Task goal —
Return the data exactly, with all pictures removed.

Provided material —
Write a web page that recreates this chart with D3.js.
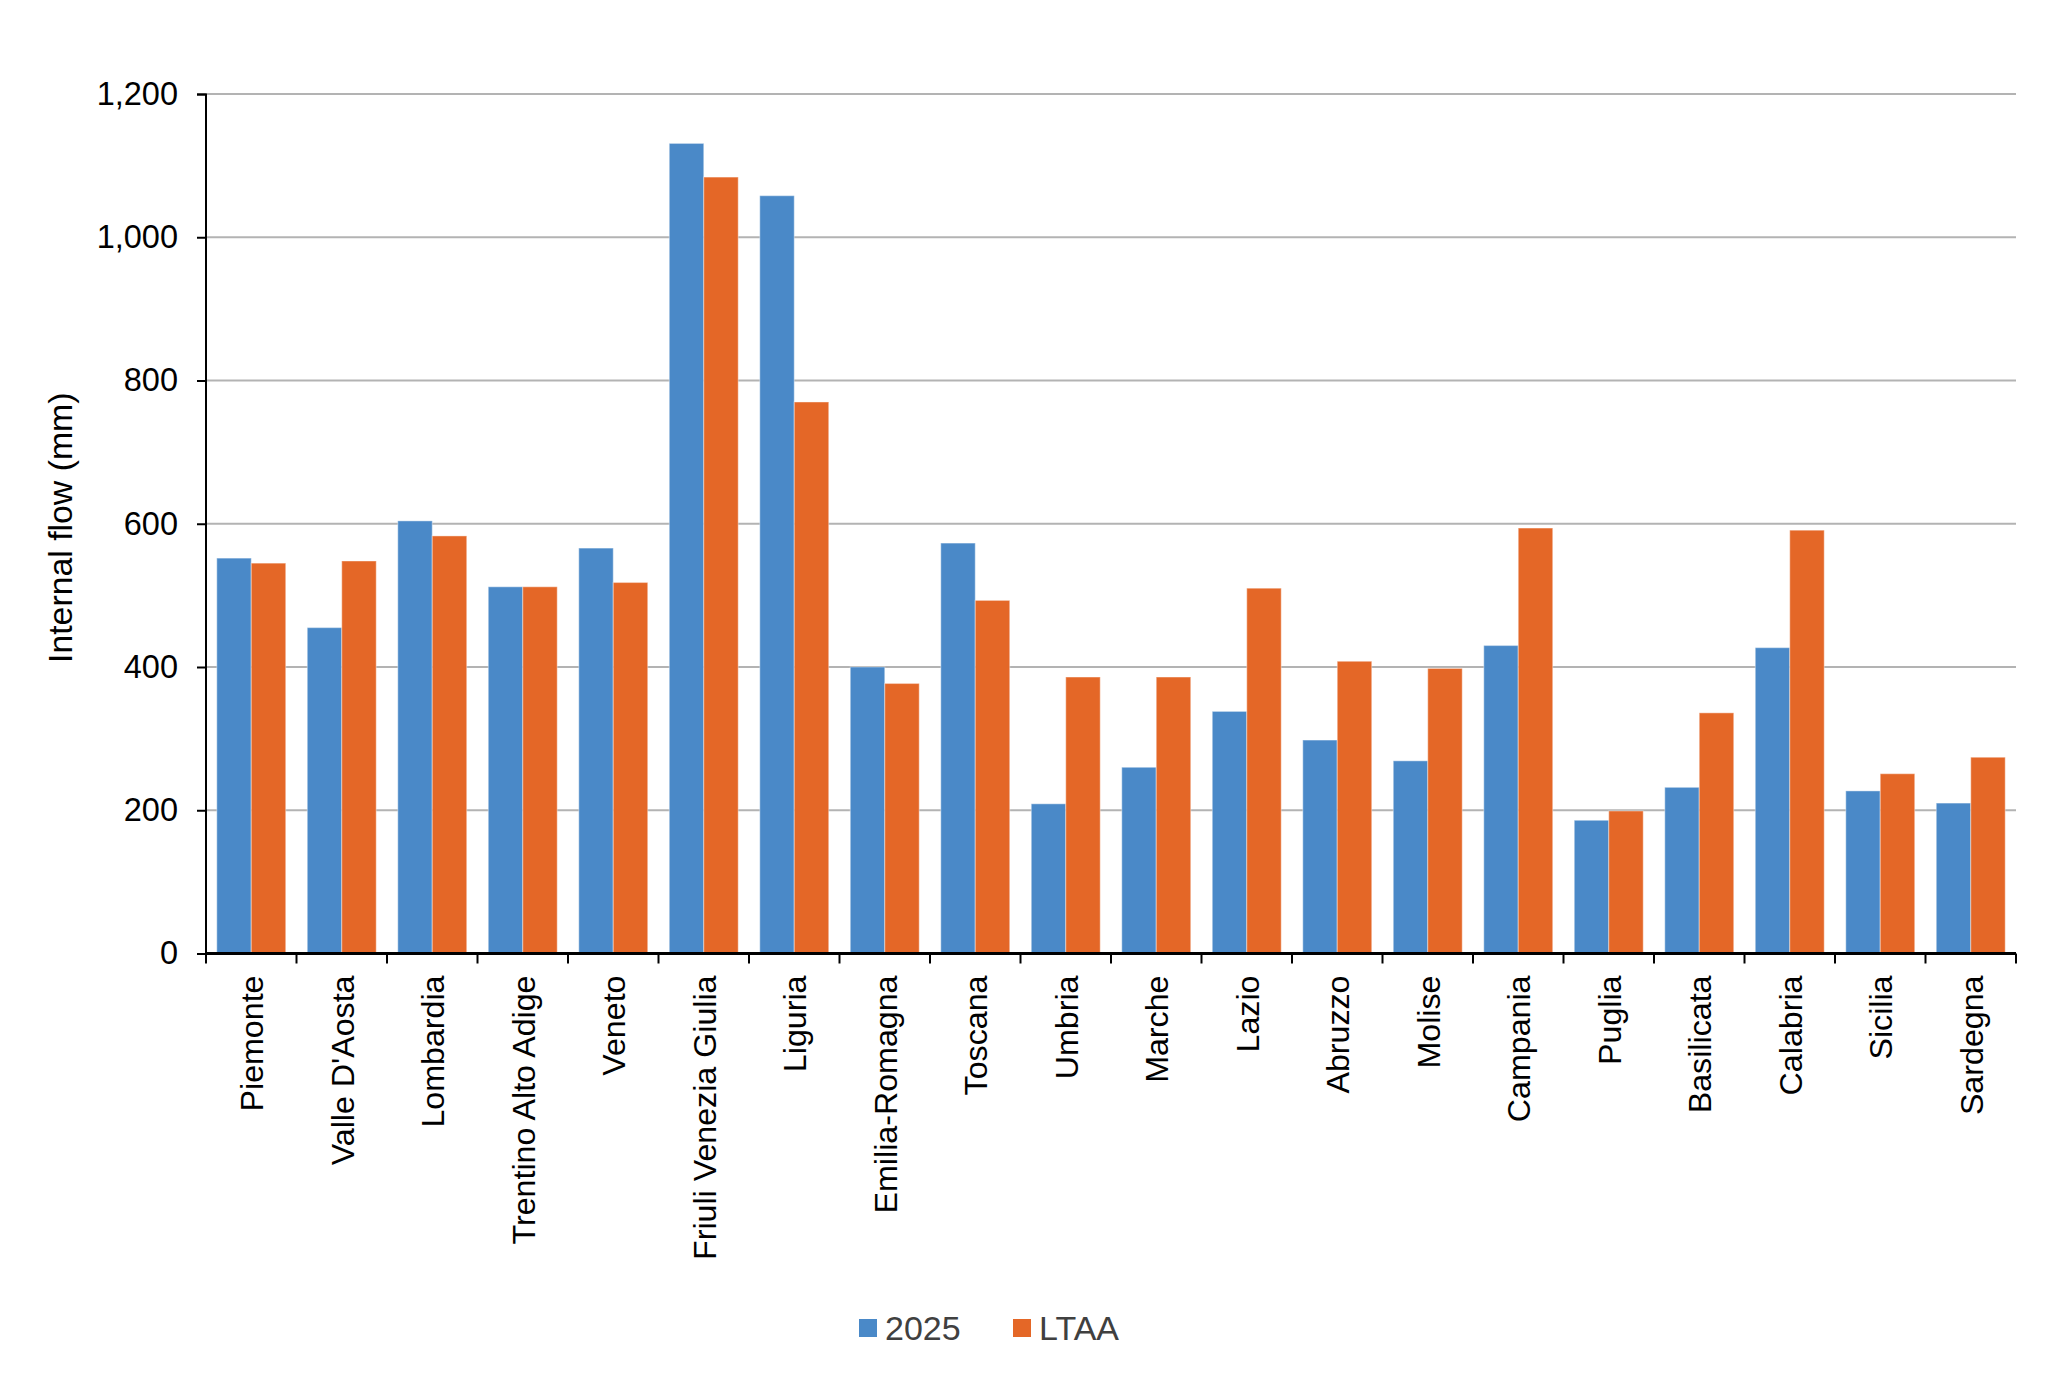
<!DOCTYPE html>
<html>
<head>
<meta charset="utf-8">
<script src="https://cdn.jsdelivr.net/npm/d3@7"></script>
<style>
    body { margin: 0; background: #fff; }
    text { font-family: "Liberation Sans", Arial, sans-serif; }
</style>
</head>
<body>
<div id="viz-container"></div>
<script>
// Data
const regions = ["Piemonte", "Valle D'Aosta", "Lombardia", "Trentino Alto Adige", "Veneto",
    "Friuli Venezia Giulia", "Liguria", "Emilia-Romagna", "Toscana", "Umbria", "Marche",
    "Lazio", "Abruzzo", "Molise", "Campania", "Puglia", "Basilicata", "Calabria",
    "Sicilia", "Sardegna"];
const flow2025 = [552, 455, 604, 512, 566, 1131, 1058, 400, 573, 209, 260, 338, 298, 269,
    430, 186, 232, 427, 227, 210];
const flowLTAA = [545, 548, 583, 512, 518, 1084, 770, 377, 493, 386, 386, 510, 408, 398,
    594, 199, 336, 591, 251, 274];
const seriesNames = ["2025", "LTAA"];
const seriesColors = ["#4a89c8", "#e46727"];
const yTicks = [0, 200, 400, 600, 800, 1000, 1200];

const W = 2057, H = 1380;
const margin = { top: 94, right: 41, bottom: 426.5, left: 206 };
const width = W - margin.left - margin.right,
    height = H - margin.top - margin.bottom;

const rows = regions.map((r, i) => ({ region: r, values: [flow2025[i], flowLTAA[i]] }));

const svg = d3.select("#viz-container")
    .append("svg")
    .attr("width", W)
    .attr("height", H)
    .style("display", "block");

svg.append("rect").attr("width", W).attr("height", H).attr("fill", "#fff");

const chart = svg.append("g")
    .attr("transform", `translate(${margin.left},${margin.top})`);

// Scales
const x0 = d3.scaleBand()
    .domain(regions)
    .range([0, width])
    .paddingInner(0.238)
    .paddingOuter(0.119);
const x1 = d3.scaleBand()
    .domain(seriesNames)
    .range([0, x0.bandwidth()]);
const xCat = d3.scaleBand().domain(regions).range([0, width]);
const y = d3.scaleLinear()
    .domain([0, 1200])
    .range([height, 0]);

// Gridlines
chart.append("g")
    .selectAll("line")
    .data(yTicks.filter(d => d > 0))
    .enter().append("line")
    .attr("x1", 0)
    .attr("x2", width)
    .attr("y1", d => y(d))
    .attr("y2", d => y(d))
    .attr("stroke", "#b3b3b3")
    .attr("stroke-width", 2);

// Bars
const groups = chart.selectAll(".grp")
    .data(rows)
    .enter().append("g")
    .attr("class", "grp")
    .attr("transform", d => `translate(${x0(d.region)},0)`);

groups.selectAll("rect")
    .data(d => d.values.map((v, i) => ({ key: seriesNames[i], value: v, i: i })))
    .enter().append("rect")
    .attr("x", d => x1(d.key))
    .attr("y", d => y(d.value))
    .attr("width", x1.bandwidth())
    .attr("height", d => height - y(d.value))
    .attr("fill", d => seriesColors[d.i])
    .attr("stroke", "#ffffff")
    .attr("stroke-opacity", 0.35)
    .attr("stroke-width", 1.2);

// Y axis
const yAxis = chart.append("g")
    .call(d3.axisLeft(y).tickValues(yTicks).tickSize(9).tickPadding(19)
        .tickFormat(d3.format(",")));
yAxis.select(".domain").attr("stroke", "#000").attr("stroke-width", 2)
    .attr("d", `M-9,0.5H0V${height}`);
yAxis.selectAll(".tick line").attr("stroke", "#000").attr("stroke-width", 2);
yAxis.selectAll(".tick text")
    .attr("font-size", "32.5px")
    .attr("fill", "#000")
    .attr("font-family", "'Liberation Sans', Arial, sans-serif");

// X axis: category boundaries as ticks
const xAxis = chart.append("g")
    .attr("transform", `translate(0,${height})`);
xAxis.append("line")
    .attr("x1", 0).attr("x2", width)
    .attr("stroke", "#000").attr("stroke-width", 2.8);
xAxis.selectAll(".xt")
    .data(regions.concat(["end"]))
    .enter().append("line")
    .attr("class", "xt")
    .attr("x1", (d, i) => i * xCat.step())
    .attr("x2", (d, i) => i * xCat.step())
    .attr("y1", 0).attr("y2", 10)
    .attr("stroke", "#000").attr("stroke-width", 2);
xAxis.selectAll(".xl")
    .data(regions)
    .enter().append("text")
    .attr("class", "xl")
    .attr("transform", d => `translate(${xCat(d) + xCat.bandwidth() / 2 + 11.8},22) rotate(-90)`)
    .attr("text-anchor", "end")
    .attr("font-size", "32.2px")
    .attr("fill", "#000")
    .text(d => d);

// Axis title
svg.append("text")
    .attr("transform", `translate(72,${margin.top + height / 2 + 4}) rotate(-90)`)
    .attr("text-anchor", "middle")
    .attr("font-size", "33.8px")
    .attr("fill", "#000")
    .text("Internal flow (mm)");

// Legend
const legendX = [859, 1013];
const legend = svg.append("g");
legend.selectAll("rect")
    .data(seriesNames)
    .enter().append("rect")
    .attr("x", (d, i) => legendX[i])
    .attr("y", 1319)
    .attr("width", 18)
    .attr("height", 18)
    .attr("fill", (d, i) => seriesColors[i]);
legend.selectAll("text")
    .data(seriesNames)
    .enter().append("text")
    .attr("x", (d, i) => legendX[i] + 26)
    .attr("y", 1340)
    .attr("font-size", "34px")
    .attr("fill", "#404040")
    .text(d => d);
</script>
</body>
</html>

Task answer —
Write a web page that recreates this chart with D3.js.
<!DOCTYPE html>
<html>
<head>
<meta charset="utf-8">
<script src="https://cdn.jsdelivr.net/npm/d3@7"></script>
<style>
    body { margin: 0; background: #fff; }
    text { font-family: "Liberation Sans", Arial, sans-serif; }
</style>
</head>
<body>
<div id="viz-container"></div>
<script>
// Data
const regions = ["Piemonte", "Valle D'Aosta", "Lombardia", "Trentino Alto Adige", "Veneto",
    "Friuli Venezia Giulia", "Liguria", "Emilia-Romagna", "Toscana", "Umbria", "Marche",
    "Lazio", "Abruzzo", "Molise", "Campania", "Puglia", "Basilicata", "Calabria",
    "Sicilia", "Sardegna"];
const flow2025 = [552, 455, 604, 512, 566, 1131, 1058, 400, 573, 209, 260, 338, 298, 269,
    430, 186, 232, 427, 227, 210];
const flowLTAA = [545, 548, 583, 512, 518, 1084, 770, 377, 493, 386, 386, 510, 408, 398,
    594, 199, 336, 591, 251, 274];
const seriesNames = ["2025", "LTAA"];
const seriesColors = ["#4a89c8", "#e46727"];
const yTicks = [0, 200, 400, 600, 800, 1000, 1200];

const W = 2057, H = 1380;
const margin = { top: 94, right: 41, bottom: 426.5, left: 206 };
const width = W - margin.left - margin.right,
    height = H - margin.top - margin.bottom;

const rows = regions.map((r, i) => ({ region: r, values: [flow2025[i], flowLTAA[i]] }));

const svg = d3.select("#viz-container")
    .append("svg")
    .attr("width", W)
    .attr("height", H)
    .style("display", "block");

svg.append("rect").attr("width", W).attr("height", H).attr("fill", "#fff");

const chart = svg.append("g")
    .attr("transform", `translate(${margin.left},${margin.top})`);

// Scales
const x0 = d3.scaleBand()
    .domain(regions)
    .range([0, width])
    .paddingInner(0.238)
    .paddingOuter(0.119);
const x1 = d3.scaleBand()
    .domain(seriesNames)
    .range([0, x0.bandwidth()]);
const xCat = d3.scaleBand().domain(regions).range([0, width]);
const y = d3.scaleLinear()
    .domain([0, 1200])
    .range([height, 0]);

// Gridlines
chart.append("g")
    .selectAll("line")
    .data(yTicks.filter(d => d > 0))
    .enter().append("line")
    .attr("x1", 0)
    .attr("x2", width)
    .attr("y1", d => y(d))
    .attr("y2", d => y(d))
    .attr("stroke", "#b3b3b3")
    .attr("stroke-width", 2);

// Bars
const groups = chart.selectAll(".grp")
    .data(rows)
    .enter().append("g")
    .attr("class", "grp")
    .attr("transform", d => `translate(${x0(d.region)},0)`);

groups.selectAll("rect")
    .data(d => d.values.map((v, i) => ({ key: seriesNames[i], value: v, i: i })))
    .enter().append("rect")
    .attr("x", d => x1(d.key))
    .attr("y", d => y(d.value))
    .attr("width", x1.bandwidth())
    .attr("height", d => height - y(d.value))
    .attr("fill", d => seriesColors[d.i])
    .attr("stroke", "#ffffff")
    .attr("stroke-opacity", 0.35)
    .attr("stroke-width", 1.2);

// Y axis
const yAxis = chart.append("g")
    .call(d3.axisLeft(y).tickValues(yTicks).tickSize(9).tickPadding(19)
        .tickFormat(d3.format(",")));
yAxis.select(".domain").attr("stroke", "#000").attr("stroke-width", 2)
    .attr("d", `M-9,0.5H0V${height}`);
yAxis.selectAll(".tick line").attr("stroke", "#000").attr("stroke-width", 2);
yAxis.selectAll(".tick text")
    .attr("font-size", "32.5px")
    .attr("fill", "#000")
    .attr("font-family", "'Liberation Sans', Arial, sans-serif");

// X axis: category boundaries as ticks
const xAxis = chart.append("g")
    .attr("transform", `translate(0,${height})`);
xAxis.append("line")
    .attr("x1", 0).attr("x2", width)
    .attr("stroke", "#000").attr("stroke-width", 2.8);
xAxis.selectAll(".xt")
    .data(regions.concat(["end"]))
    .enter().append("line")
    .attr("class", "xt")
    .attr("x1", (d, i) => i * xCat.step())
    .attr("x2", (d, i) => i * xCat.step())
    .attr("y1", 0).attr("y2", 10)
    .attr("stroke", "#000").attr("stroke-width", 2);
xAxis.selectAll(".xl")
    .data(regions)
    .enter().append("text")
    .attr("class", "xl")
    .attr("transform", d => `translate(${xCat(d) + xCat.bandwidth() / 2 + 11.8},22) rotate(-90)`)
    .attr("text-anchor", "end")
    .attr("font-size", "32.2px")
    .attr("fill", "#000")
    .text(d => d);

// Axis title
svg.append("text")
    .attr("transform", `translate(72,${margin.top + height / 2 + 4}) rotate(-90)`)
    .attr("text-anchor", "middle")
    .attr("font-size", "33.8px")
    .attr("fill", "#000")
    .text("Internal flow (mm)");

// Legend
const legendX = [859, 1013];
const legend = svg.append("g");
legend.selectAll("rect")
    .data(seriesNames)
    .enter().append("rect")
    .attr("x", (d, i) => legendX[i])
    .attr("y", 1319)
    .attr("width", 18)
    .attr("height", 18)
    .attr("fill", (d, i) => seriesColors[i]);
legend.selectAll("text")
    .data(seriesNames)
    .enter().append("text")
    .attr("x", (d, i) => legendX[i] + 26)
    .attr("y", 1340)
    .attr("font-size", "34px")
    .attr("fill", "#404040")
    .text(d => d);
</script>
</body>
</html>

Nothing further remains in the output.